Conmovedora. El piano tiene razón, pero no solo.
Una voz cabalga a su lado, lleva un
ramo de rosas, un ramo de flores que no son
rosas; hay un caballo blanco que
acaricia la hierba: dos alas le crecen a la espalda.
Nada es romántico, ni siquiera la
torre que asciende cabriolada como un pájaro ronco. La muchacha descalza
no resiste el drama, no resuenan sus
besos en la medianoche del alma, ni sus pasos cubren de deseo
la melancolía. Todo se reduce a un
brote de humo, nube o lápida.
Decidle a ella que la música es un bote
de humo que hace llorar a los ángeles ciegos, se les mete en los ojos,
por los ojos que han visto la ciudad
de la gloria y han escuchado el tumulto,
la miseria que agita los planes de los
dioses, se burla de tanta misericordia y tanto amor. Decidle que el amor
ha descubierto el límite, se ha
coronado en la frontera de las hadas y su espina
ha hecho mella en la frente de los
novios, sangre que ha fecundado el desierto.
La canción se transmite como un virus
tangible, fisonomía del tiempo detenido,
la instantánea de una soledad
creciente, una soledad tan grande como un valle de lágrimas.
La música es un filtro que amenaza con
destilar el mundo.
Esta sucia imagen que se viene a la
mente: un coágulo en la jeringuilla, el rigor de la heroína haciendo patria en
el recuerdo.
¡Qué importaba la música! Decidle que
su música es un rumor escrito en la nostalgia. ¡oh! y se funde
en un trueno de nostalgia. Los dedos
calculando su cabello en otra terminal de cintas señaladas por la luna,
archivos manejados por el viento,
besos que no aguantan el futuro pero nacieron de su boca interminable.
Verdadero espectáculo el que ofrece la
luz en la memoria, una película muda como un pensamiento
triste en un tris de ser desterrado al
corazón.
Estarán sentados en el parque los
corazones rotos por la música
y sus revoluciones, abrazarán el
mínimo gesto de la fuente, la radical pureza de su tono.

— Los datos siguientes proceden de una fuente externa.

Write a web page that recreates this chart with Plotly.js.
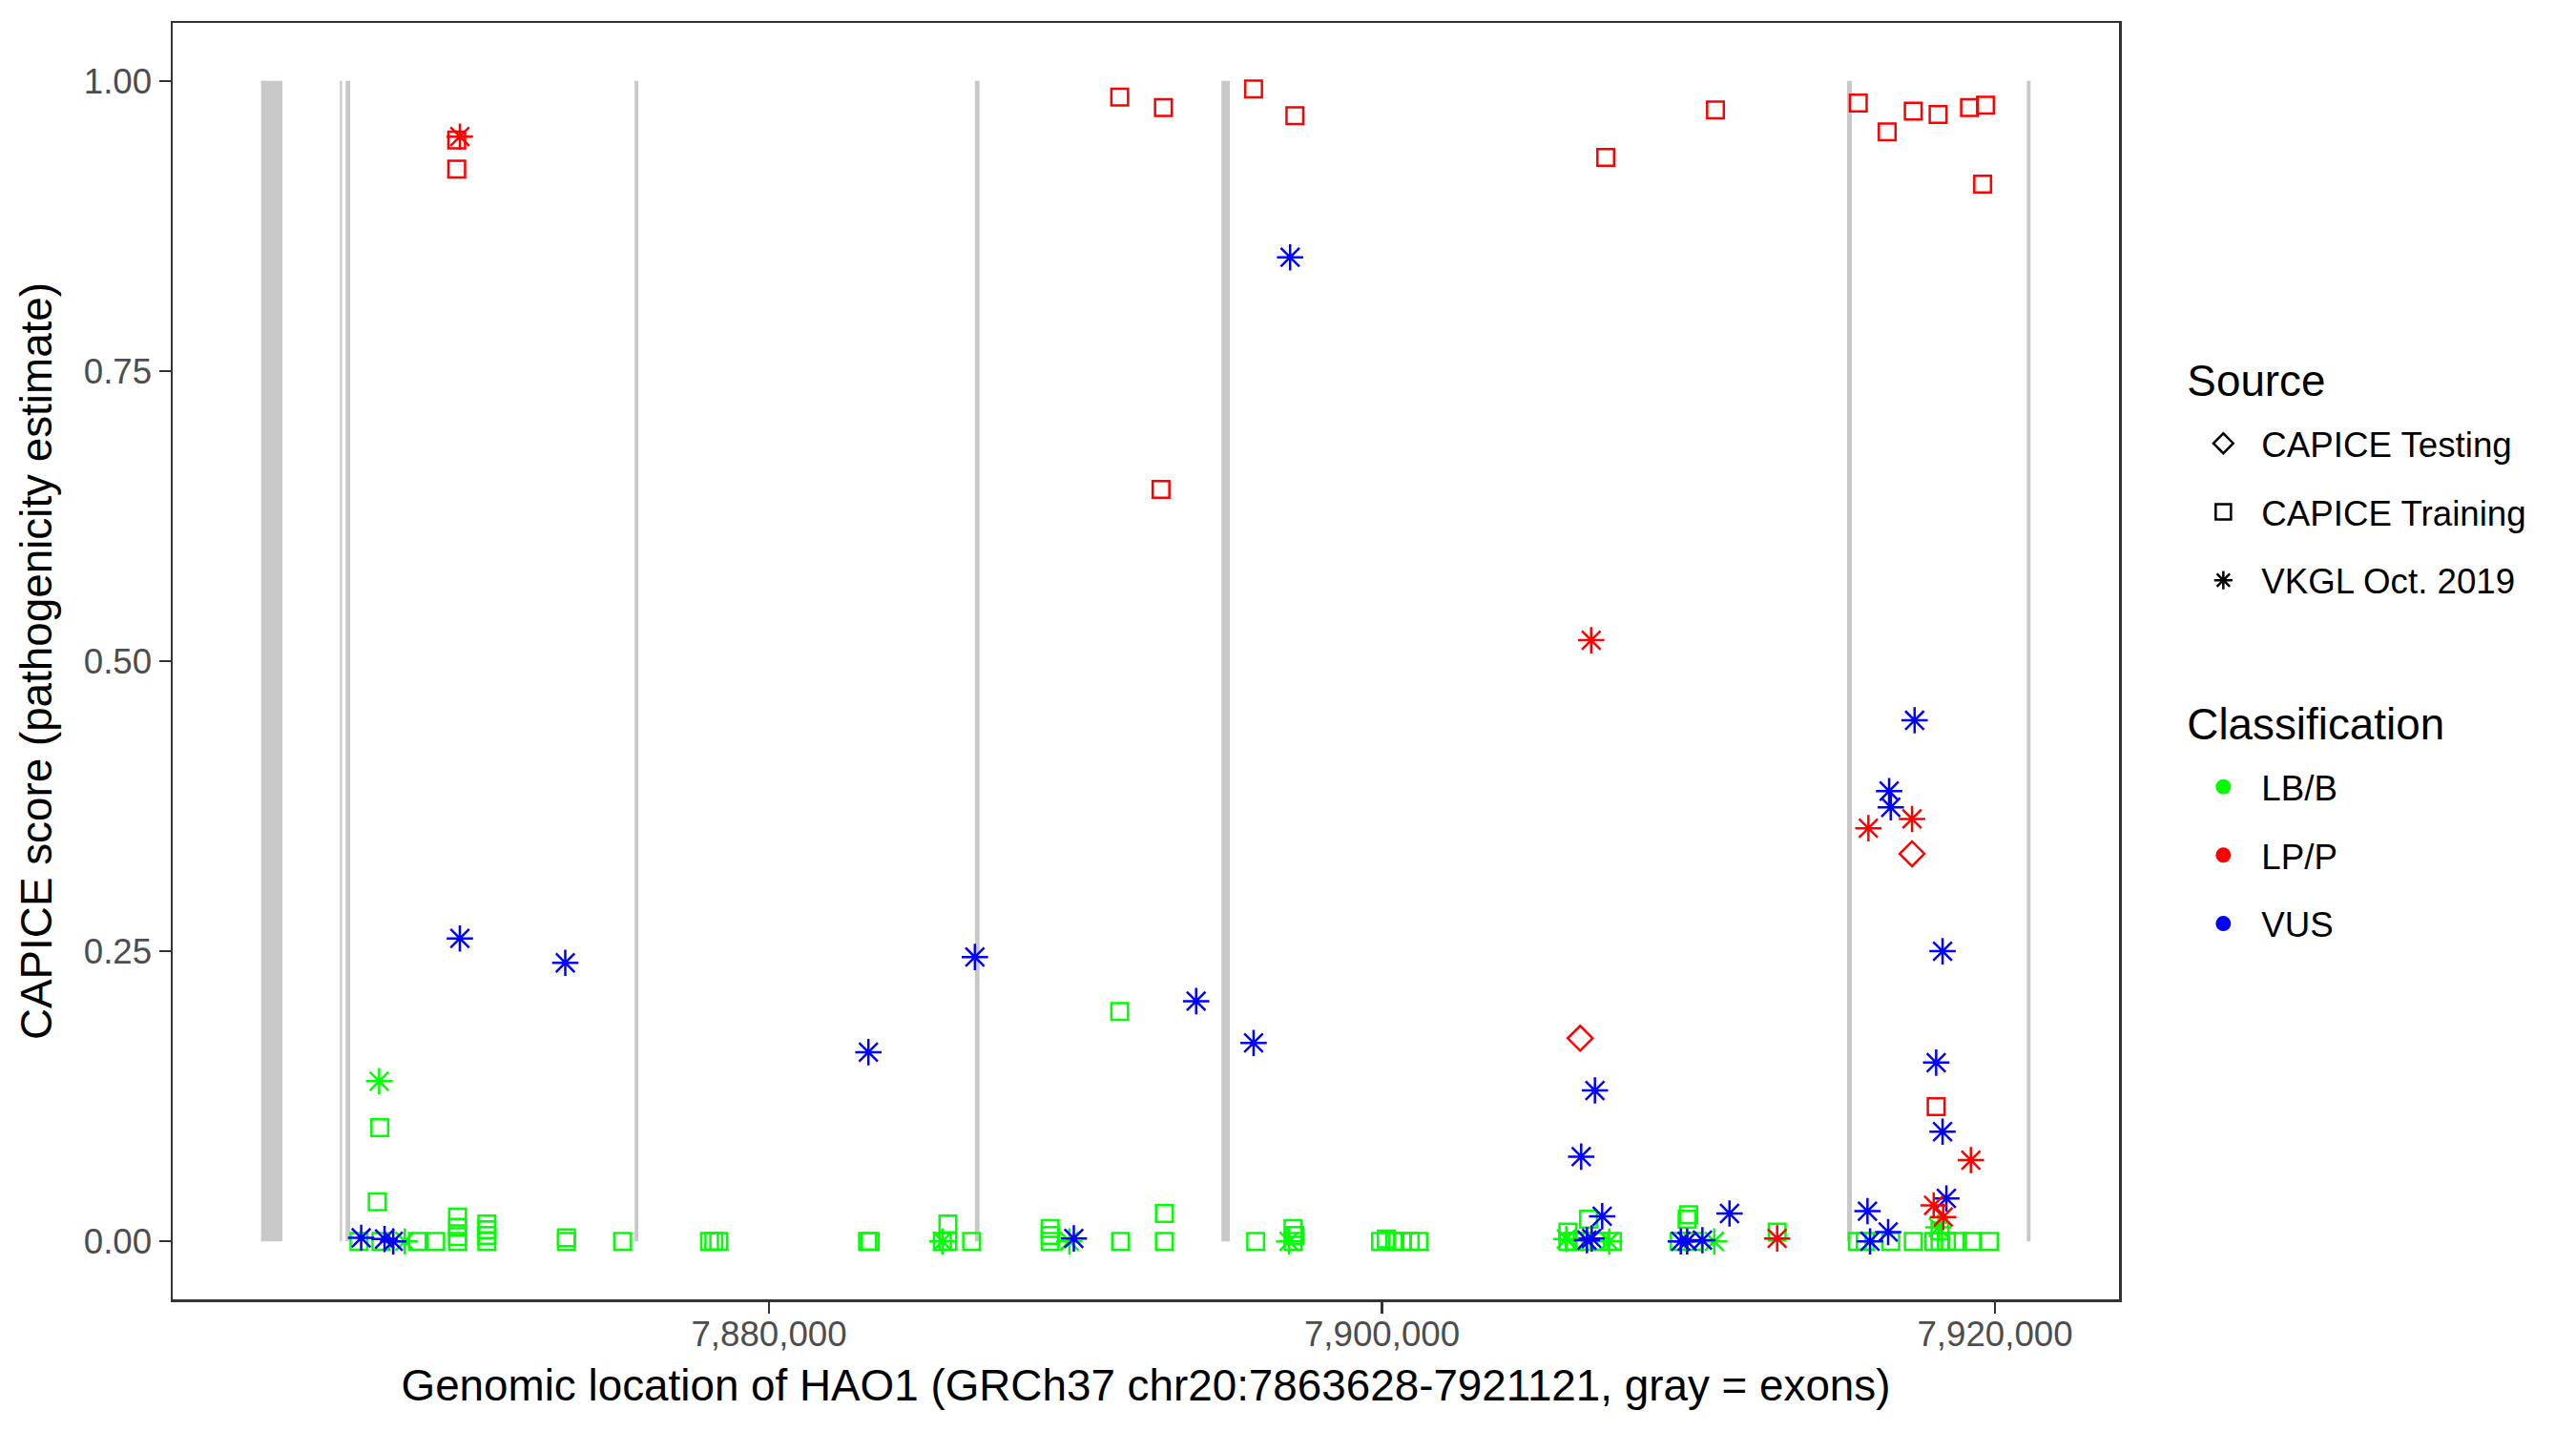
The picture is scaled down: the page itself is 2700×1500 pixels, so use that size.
<!DOCTYPE html>
<html>
<head>
<meta charset="utf-8">
<script src="https://cdn.plot.ly/plotly-3.0.1.min.js"></script>
<style>html,body{margin:0;padding:0;background:#fff;}#chart{width:2700px;height:1500px;}</style>
</head>
<body>
<div id="chart"></div>
<script>
// Exons of HAO1 (gray bars)
var exonStart = [7863430, 7866000, 7866187, 7875617, 7886718, 7894762, 7915177, 7921039];
var exonEnd   = [7864125, 7866070, 7866340, 7875735, 7886870, 7895036, 7915332, 7921161];

// LB/B, CAPICE Training (green squares)
var lbbTrainX = [7866623, 7867218, 7867302, 7867339, 7868529, 7869126, 7869839, 7869839, 7869839, 7869839,
  7870794, 7870794, 7870794, 7870794, 7873391, 7873391, 7875225, 7878061, 7878200, 7878360,
  7883216, 7883300, 7885659, 7885837, 7885837, 7886612, 7889174, 7889174, 7889174, 7891443,
  7891472, 7892901, 7892901, 7895880, 7897097, 7897097, 7897160, 7899954, 7900141, 7900421,
  7900670, 7900919, 7901200, 7906065, 7906065, 7906274, 7906532, 7906740, 7907104, 7907518,
  7909698, 7909957, 7910009, 7910165, 7912894, 7915510, 7915769, 7916600, 7917334, 7918000,
  7918206, 7918206, 7918415, 7918779, 7919246, 7919816];
var lbbTrainY = [0, 0.034, 0.098, 0, 0, 0, 0, 0.004, 0.012, 0.021,
  0, 0.005, 0.010, 0.015, 0, 0.003, 0, 0, 0, 0,
  0, 0, 0, 0, 0.015, 0, 0, 0.005, 0.011, 0.198,
  0, 0, 0.024, 0, 0, 0.011, 0.005, 0, 0.002, 0,
  0, 0, 0, 0, 0.008, 0, 0, 0.019, 0, 0,
  0, 0.019, 0.023, 0, 0.008, 0, 0, 0, 0, 0,
  0, 0.009, 0, 0, 0, 0];

// LB/B, VKGL (green asterisks)
var lbbVkglX = [7867281, 7868118, 7885659, 7889800, 7896970, 7906015, 7907414, 7910841, 7918155];
var lbbVkglY = [0.138, 0, 0, 0, 0, 0.002, 0, 0, 0.012];

// LP/P, CAPICE Training (red squares)
var lppTrainX = [7869812, 7869812, 7891443, 7892869, 7892791, 7895811, 7897159, 7907301, 7910881,
  7915541, 7916484, 7917334, 7918144, 7919171, 7919691, 7919598, 7918082];
var lppTrainY = [0.949, 0.924, 0.986, 0.977, 0.648, 0.993, 0.970, 0.934, 0.975,
  0.981, 0.956, 0.974, 0.971, 0.977, 0.979, 0.911, 0.116];

// LP/P, VKGL (red asterisks)
var lppVkglX = [7869914, 7906826, 7912894, 7915871, 7917294, 7919214, 7918000, 7918311];
var lppVkglY = [0.952, 0.518, 0.0025, 0.356, 0.364, 0.070, 0.031, 0.021];

// LP/P, CAPICE Testing (red diamonds)
var lppTestX = [7906466, 7917294];
var lppTestY = [0.175, 0.334];

// VUS, VKGL (blue asterisks)
var vusVkglX = [7866695, 7867457, 7867740, 7869914, 7873354, 7883244, 7886718, 7889946, 7893937, 7895811,
  7897003, 7906500, 7906948, 7907185, 7906688, 7906843, 7909750, 7909957, 7910455, 7911339,
  7915840, 7915924, 7916515, 7916547, 7916600, 7917378, 7918290, 7918082, 7918290, 7918415];
var vusVkglY = [0.003, 0.002, 0, 0.261, 0.240, 0.163, 0.245, 0.0025, 0.207, 0.171,
  0.848, 0.073, 0.130, 0.0216, 0.001, 0.0025, 0, 0, 0.001, 0.024,
  0.026, 0, 0.008, 0.388, 0.374, 0.449, 0.250, 0.154, 0.0945, 0.037];

var sourceNames = ['CAPICE Testing', 'CAPICE Training', 'VKGL Oct. 2019'];
var sourceSymbols = ['diamond-open', 'square-open', 'asterisk-open'];
var classNames = ['LB/B', 'LP/P', 'VUS'];
var classColors = ['#00FF00', '#FF0000', '#0000FF'];

var yTicks = [0, 0.25, 0.5, 0.75, 1];
var xTicks = [7880000, 7900000, 7920000];

var symSize = {'diamond-open': 20, 'square-open': 17.5, 'asterisk-open': 23};

function pts(x, y, cls, src) {
  var sym = sourceSymbols[src];
  return {
    type: 'scatter', mode: 'markers', x: x, y: y, showlegend: false, hoverinfo: 'x+y',
    marker: {symbol: sym, size: symSize[sym], color: classColors[cls],
             line: {width: 2.5, color: classColors[cls]}}
  };
}

var data = [
  pts(lbbTrainX, lbbTrainY, 0, 1),
  pts(lbbVkglX, lbbVkglY, 0, 2),
  pts(lppTrainX, lppTrainY, 1, 1),
  pts(lppTestX, lppTestY, 1, 0),
  pts(vusVkglX, vusVkglY, 2, 2),
  pts(lppVkglX, lppVkglY, 1, 2)
];

var FONT = 'Liberation Sans, Arial, Helvetica, sans-serif';

// Legend entries
sourceNames.forEach(function (n, i) {
  var t = {type: 'scatter', mode: 'markers', x: [null], y: [null], name: n, legend: 'legend',
    legendgroup: 's' + i, showlegend: true,
    marker: {symbol: sourceSymbols[i], size: 16, color: '#000', line: {width: 2.5, color: '#000'}}};
  if (i === 0) t.legendgrouptitle = {text: ' ', font: {family: FONT, size: 12}};
  data.push(t);
});
classNames.forEach(function (n, i) {
  var t = {type: 'scatter', mode: 'markers', x: [null], y: [null], name: n, legend: 'legend2',
    legendgroup: 'c' + i, showlegend: true,
    marker: {symbol: 'circle', size: 16, color: classColors[i]}};
  if (i === 0) t.legendgrouptitle = {text: ' ', font: {family: FONT, size: 12}};
  data.push(t);
});

var shapes = exonStart.map(function (s, i) {
  return {type: 'rect', xref: 'x', yref: 'y', x0: s, x1: exonEnd[i], y0: 0, y1: 1,
          fillcolor: '#C8C8C8', line: {width: 0}, layer: 'below'};
});

var legendCommon = {
  xanchor: 'left', yanchor: 'top', x: 1.034,
  font: {family: FONT, size: 36.7, color: '#000'},
  tracegroupgap: 21, itemwidth: 70, bgcolor: 'rgba(0,0,0,0)', borderwidth: 0
};

var layout = {
  width: 2700, height: 1500,
  margin: {l: 181, r: 479, t: 24, b: 138, pad: 0},
  paper_bgcolor: '#fff', plot_bgcolor: '#fff',
  font: {family: FONT, color: '#000'},
  showlegend: true,
  shapes: shapes,
  xaxis: {
    range: [7860545, 7924047], tickvals: xTicks, tickformat: ',d',
    showgrid: false, zeroline: false, showline: true, mirror: true,
    linecolor: '#333333', linewidth: 2.5,
    ticks: 'outside', ticklen: 12, tickwidth: 2.5, tickcolor: '#333333',
    ticklabelstandoff: -10,
    tickfont: {family: FONT, size: 36.7, color: '#4D4D4D'},
    title: {text: 'Genomic location of HAO1 (GRCh37 chr20:7863628-7921121, gray = exons)',
            font: {family: FONT, size: 45.8, color: '#000'}, standoff: 19}
  },
  yaxis: {
    range: [-0.05, 1.05], tickvals: yTicks, tickformat: '.2f',
    showgrid: false, zeroline: false, showline: true, mirror: true,
    linecolor: '#333333', linewidth: 2.5,
    ticks: 'outside', ticklen: 12, tickwidth: 2.5, tickcolor: '#333333',
    tickfont: {family: FONT, size: 36.7, color: '#4D4D4D'},
    title: {text: 'CAPICE score (pathogenicity estimate)',
            font: {family: FONT, size: 45.8, color: '#000'}, standoff: 19}
  },
  legend: Object.assign({}, legendCommon, {y: 0.752,
    title: {text: 'Source', font: {family: FONT, size: 45.8, color: '#000'}}}),
  legend2: Object.assign({}, legendCommon, {y: 0.483,
    title: {text: 'Classification', font: {family: FONT, size: 45.8, color: '#000'}}})
};

Plotly.newPlot('chart', data, layout, {displayModeBar: false, staticPlot: true});
</script>
</body>
</html>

Cuánta inocencia en un minuto de torrencial
sonido, ritmo que se fortalece.
Nada de amar, la felicidad es un
espacio ocupado por el ansia, quizás el vacío que deja la mirada tras hundirse
en los párpados, el anhelo de otro ayer
más convincente, un segundo atrás.
Felices los que creen que el arte es
un salvoconducto hacia lo extraordinario, el pase para la galería de moda
donde los modelos estrenan sus mejores
sonrisas y entra en acción un sublime paisaje.
Bienaventurados aquellos que siguen el
compás y no se desorientan,
y respiran incluso después de haber
creado una sombra de fuego permanente.
(Y decidle, en francés, que no hace
falta
que ruegue por el alma del poeta,
porque el alma no sabe que está muerta, ni comprende el idioma del amor.)